Surprise. Not much was known about the Red air force before the Spanish civil war. Most people thought that backward Russia lacked the technical skill to produce first-rate planes of its own. During the '20s, held back by the Versailles Treaty, Germany's Heinkel, Dornier, and Junkers plane builders set up plants in Russia and built planes for the Red air force. The Russians got their engines from the U.S.

By the time of the Spanish civil war, Hitler was putting German designers to his own use, but the Russian "volunteers" showed up with fairly good planes of their own. Tubby little Chatos and Ratas with 750-1,000 h.p. engines rose up to battle the Luftwaffe "volunteers." They were 100 m.p.h. slower than the streaking Messerschmitts, but they had better range and could turn circles inside their heavier opponents. At Guadalajara, 125 Russian-piloted fighters routed an attacking Italian armored division, the first decisive use of tactical air force in aviation history. Soviet designers and airmen were learning.

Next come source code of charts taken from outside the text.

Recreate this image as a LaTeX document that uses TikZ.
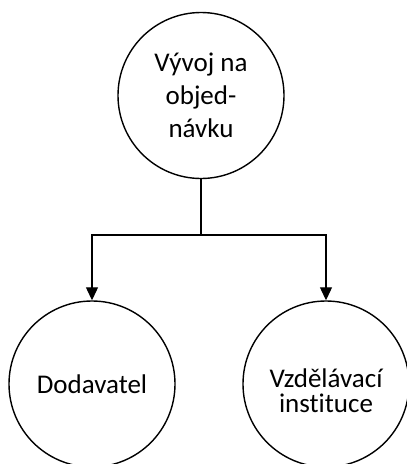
\documentclass[tikz,border=0pt]{standalone}
\usepackage{fontspec}
\setmainfont[Ligatures=NoCommon]{Carlito}
\usetikzlibrary{arrows.meta}
\begin{document}
\begin{tikzpicture}[x=1pt,y=-1pt,
  bubble/.style={draw,line width=1.4pt,circle,minimum size=166pt,inner sep=0pt,align=center,font=\fontsize{27}{33}\selectfont},
  txt/.style={align=center,inner sep=0pt,font=\fontsize{27}{25}\selectfont},
  link/.style={line width=1.2pt},
  arr/.style={line width=1.2pt,-{Triangle[length=13pt,width=12pt]}}]
\useasboundingbox (0,0) rectangle (407,464);
\node[bubble] (top) at (201,95.5) {Vývoj na\\objed-\\návku};
\node[bubble] (dod) at (92,384) {Dodavatel};
\node[bubble] (vzd) at (326,384) {};
\node[txt] (vzdt) at (326,391) {Vzdělávací\\instituce};
\coordinate (j) at (201,235);
\draw[link] (top.south) -- (j);
\draw[arr] (j) -| (dod.north);
\draw[arr] (j) -| (vzd.north);
\end{tikzpicture}
\end{document}
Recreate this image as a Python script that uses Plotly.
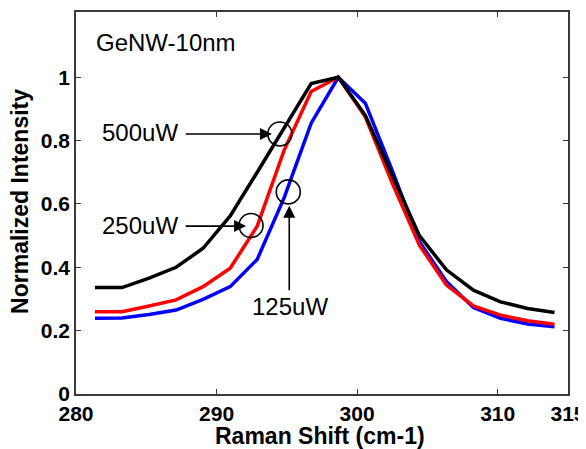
import plotly.graph_objects as go

# ---- data ----
raman_shift = [281.35, 283.27, 285.20, 287.12, 289.04, 290.97, 292.89, 294.81, 296.73,
               298.66, 300.58, 302.50, 304.43, 306.35, 308.27, 310.20, 312.12, 314.04]
intensity_500uW = [0.336, 0.336, 0.366, 0.400, 0.460, 0.562, 0.700, 0.838, 0.980,
                   1.000, 0.880, 0.690, 0.500, 0.392, 0.328, 0.291, 0.270, 0.257]
intensity_250uW = [0.260, 0.260, 0.278, 0.297, 0.339, 0.397, 0.530, 0.770, 0.955,
                   1.000, 0.875, 0.665, 0.470, 0.344, 0.278, 0.249, 0.231, 0.220]
intensity_125uW = [0.239, 0.240, 0.251, 0.265, 0.299, 0.339, 0.425, 0.620, 0.855,
                   1.000, 0.918, 0.705, 0.481, 0.355, 0.273, 0.239, 0.221, 0.2125]

x_ticks = [280, 290, 300, 310, 315]
y_ticks = [0, 0.2, 0.4, 0.6, 0.8, 1]
y_tick_text = ["0", "0.2", "0.4", "0.6", "0.8", "1"]

FONT = "Liberation Sans, Arial, sans-serif"

fig = go.Figure()
for ys, col, name in [(intensity_125uW, "#0000ff", "125uW"),
                      (intensity_250uW, "#ff0000", "250uW"),
                      (intensity_500uW, "#000000", "500uW")]:
    fig.add_trace(go.Scatter(x=raman_shift, y=ys, mode="lines", name=name,
                             line=dict(color=col, width=3.5), showlegend=False))

axis_common = dict(showline=True, linecolor="#3a3a3a", linewidth=1.5, mirror="ticks",
                   ticks="inside", ticklen=5, tickwidth=1, tickcolor="#3a3a3a",
                   showgrid=False, zeroline=False, automargin=False,
                   tickfont=dict(family=FONT, size=21, color="black", weight="bold"))

fig.update_xaxes(range=[280, 315], tickvals=x_ticks, ticktext=[str(v) for v in x_ticks],
                 **axis_common)
fig.update_yaxes(range=[0, 1.206], tickvals=y_ticks, ticktext=y_tick_text,
                 **axis_common)

title_font = dict(family=FONT, size=23, color="black")
fig.add_annotation(xref="paper", yref="paper", x=0.4954, y=-0.11, xanchor="center",
                   yanchor="middle", showarrow=False, borderpad=0,
                   text="<b>Raman Shift (cm-1)</b>", font=title_font)
fig.add_annotation(xref="paper", yref="paper", x=-0.1137, y=0.503, xanchor="center",
                   yanchor="middle", showarrow=False, borderpad=0, textangle=-90,
                   text="<b>Normalized Intensity</b>", font=title_font)

ann_font = dict(family=FONT, size=24, color="black")
annotations = [
    dict(x=281.33, y=1.110, text="GeNW-10nm", xanchor="left", yanchor="middle"),
    dict(x=281.80, y=0.826, text="500uW", xanchor="left", yanchor="middle"),
    dict(x=281.80, y=0.533, text="250uW", xanchor="left", yanchor="middle"),
    dict(x=292.43, y=0.275, text="125uW", xanchor="left", yanchor="middle"),
]
for a in annotations:
    fig.add_annotation(xref="x", yref="y", showarrow=False, font=ann_font, borderpad=0, **a)

arrows = [
    (293.94, 0.821, 287.70, 0.821),
    (292.10, 0.530, 287.70, 0.530),
    (295.17, 0.594, 295.17, 0.323),
]
for x, y, ax, ay in arrows:
    fig.add_annotation(x=x, y=y, ax=ax, ay=ay, xref="x", yref="y", axref="x", ayref="y",
                       text="", showarrow=True, arrowhead=2, arrowsize=1.5,
                       arrowwidth=1.6, arrowcolor="black")

circles = [(294.50, 0.821), (292.45, 0.532), (295.10, 0.638)]
for cx, cy in circles:
    fig.add_shape(type="circle", xref="x", yref="y", xsizemode="pixel", ysizemode="pixel",
                  xanchor=cx, yanchor=cy, x0=-12, x1=12, y0=-12, y1=12,
                  line=dict(color="black", width=1.6))

# the page body adds an 8px offset, so margins are set relative to that
fig.update_layout(width=586, height=449, margin=dict(l=68, r=25.5, t=4, b=63),
                  plot_bgcolor="white", paper_bgcolor="white")

fig.write_html("out.html")
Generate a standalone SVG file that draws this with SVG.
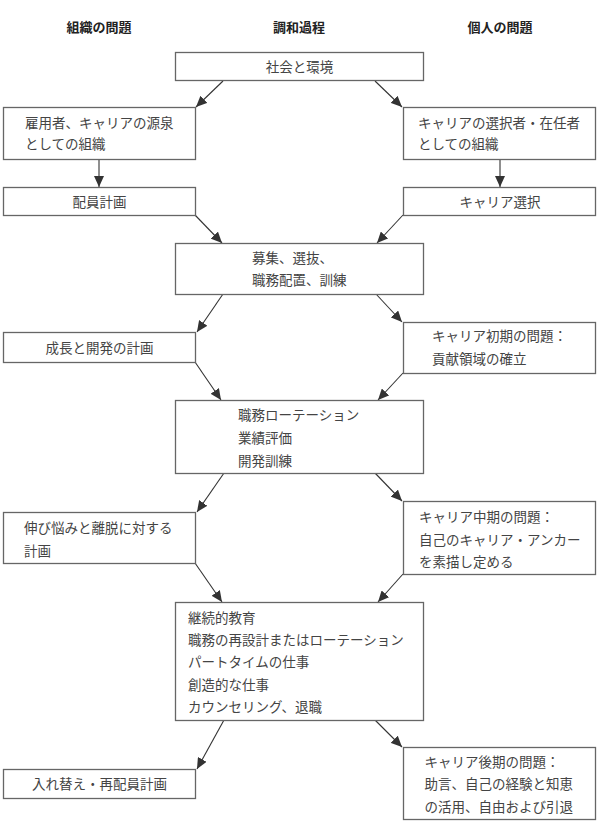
<svg xmlns="http://www.w3.org/2000/svg" width="597" height="832" viewBox="0 0 597 832">
<defs>
<marker id="ah" markerUnits="userSpaceOnUse" markerWidth="12" markerHeight="10" refX="11" refY="5" orient="auto">
<path d="M0,0 L11,5 L0,10 Z" fill="#333"/>
</marker>
<style>
.box{fill:#fff;stroke:#666;stroke-width:1.3}
.t{font-family:"Noto Sans CJK JP","Noto Sans CJK SC",sans-serif;font-size:13.5px;fill:#444}
.c{text-anchor:middle}
.h{font-family:"Noto Sans CJK JP","Noto Sans CJK SC",sans-serif;font-size:13px;font-weight:bold;fill:#222;text-anchor:middle}
.ln{stroke:#333;stroke-width:1.1;fill:none;marker-end:url(#ah)}
</style>
</defs>
<rect width="597" height="832" fill="#fff"/>
<g id="headers">
<text class="h" x="99" y="32">組織の問題</text>
<text class="h" x="299" y="32">調和過程</text>
<text class="h" x="500" y="32">個人の問題</text>
</g>
<g id="connectors">
<line class="ln" x1="223" y1="81" x2="196" y2="107"/>
<line class="ln" x1="375" y1="81" x2="402" y2="107"/>
<line class="ln" x1="99" y1="159" x2="99" y2="187"/>
<line class="ln" x1="500" y1="159" x2="500" y2="187"/>
<line class="ln" x1="195" y1="215" x2="222" y2="243"/>
<line class="ln" x1="403" y1="215" x2="377" y2="243"/>
<line class="ln" x1="223" y1="294" x2="197" y2="332"/>
<line class="ln" x1="376" y1="294" x2="402" y2="322"/>
<line class="ln" x1="195" y1="362" x2="221" y2="400"/>
<line class="ln" x1="403" y1="373" x2="378" y2="400"/>
<line class="ln" x1="224" y1="473" x2="197" y2="512"/>
<line class="ln" x1="375" y1="473" x2="402" y2="501"/>
<line class="ln" x1="195" y1="563" x2="222" y2="602"/>
<line class="ln" x1="403" y1="574" x2="378" y2="602"/>
<line class="ln" x1="224" y1="720" x2="197" y2="769"/>
<line class="ln" x1="375" y1="720" x2="402" y2="747"/>
</g>
<g id="n_society">
<rect class="box" x="175.5" y="52.5" width="248" height="28"/>
<text class="t c" x="299.5" y="72">社会と環境</text>
</g>
<g id="n_org_source">
<rect class="box" x="3.5" y="107.5" width="192" height="52"/>
<text class="t" x="25" y="128">雇用者、キャリアの源泉</text>
<text class="t" x="25" y="149">としての組織</text>
</g>
<g id="n_ind_chooser">
<rect class="box" x="403.5" y="107.5" width="192" height="52"/>
<text class="t" x="418" y="128">キャリアの選択者・在任者</text>
<text class="t" x="418" y="149">としての組織</text>
</g>
<g id="n_staffing">
<rect class="box" x="3.5" y="187.5" width="192" height="28"/>
<text class="t c" x="99.5" y="207">配員計画</text>
</g>
<g id="n_career_choice">
<rect class="box" x="403.5" y="187.5" width="192" height="28"/>
<text class="t c" x="500" y="207">キャリア選択</text>
</g>
<g id="n_recruit">
<rect class="box" x="175.5" y="243.5" width="248" height="51"/>
<text class="t" x="252" y="263">募集、選抜、</text>
<text class="t" x="252" y="285">職務配置、訓練</text>
</g>
<g id="n_growth">
<rect class="box" x="3.5" y="332.5" width="192" height="30"/>
<text class="t c" x="99.5" y="353">成長と開発の計画</text>
</g>
<g id="n_early">
<rect class="box" x="403.5" y="322.5" width="192" height="51"/>
<text class="t" x="432" y="341">キャリア初期の問題：</text>
<text class="t" x="432" y="364">貢献領域の確立</text>
</g>
<g id="n_rotation">
<rect class="box" x="175.5" y="400.5" width="248" height="73"/>
<text class="t" x="238" y="420">職務ローテーション</text>
<text class="t" x="238" y="443">業績評価</text>
<text class="t" x="238" y="466">開発訓練</text>
</g>
<g id="n_plateau">
<rect class="box" x="3.5" y="512.5" width="192" height="51"/>
<text class="t" x="24" y="533">伸び悩みと離脱に対する</text>
<text class="t" x="24" y="556">計画</text>
</g>
<g id="n_mid">
<rect class="box" x="403.5" y="501.5" width="192" height="73"/>
<text class="t" x="419" y="522">キャリア中期の問題：</text>
<text class="t" x="419" y="544.5">自己のキャリア・アンカー</text>
<text class="t" x="419" y="567">を素描し定める</text>
</g>
<g id="n_continuing">
<rect class="box" x="175.5" y="602.5" width="248" height="118"/>
<text class="t" x="188" y="623">継続的教育</text>
<text class="t" x="188" y="645">職務の再設計またはローテーション</text>
<text class="t" x="188" y="667">パートタイムの仕事</text>
<text class="t" x="188" y="689.5">創造的な仕事</text>
<text class="t" x="188" y="712">カウンセリング、退職</text>
</g>
<g id="n_replace">
<rect class="box" x="3.5" y="769.5" width="192" height="29"/>
<text class="t c" x="99.5" y="789">入れ替え・再配員計画</text>
</g>
<g id="n_late">
<rect class="box" x="403.5" y="747.5" width="192" height="72"/>
<text class="t" x="424.5" y="767">キャリア後期の問題：</text>
<text class="t" x="424.5" y="789">助言、自己の経験と知恵</text>
<text class="t" x="424.5" y="812">の活用、自由および引退</text>
</g>
</svg>
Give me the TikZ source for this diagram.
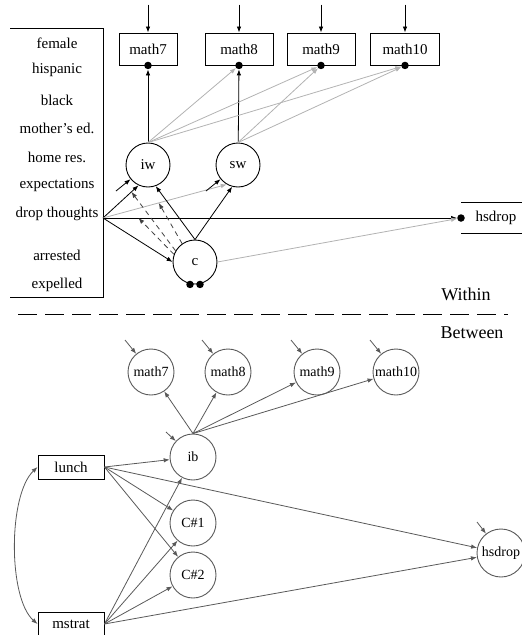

World War II gave Russia's Golden Falcons a chance really to spread their wings. For two years, the air forces of heavy-set Marshal Alexander Novikov took a dreadful beating. The first eight weeks saw 5,000 of Russia's initial 8,000 planes put out of action. But Novikov kept sending more fighters up to challenge the Nazi Luftwaffe. The U.S., doing its best to help a besieged ally, sent fighters: Bell P39 Airacobras and Curtiss-Wright P-40s. Russia's own factories were moved east of the Urals, and worked overtime to keep up. "In 24 hours," said one manager, "these planes will be at the front killing Germans."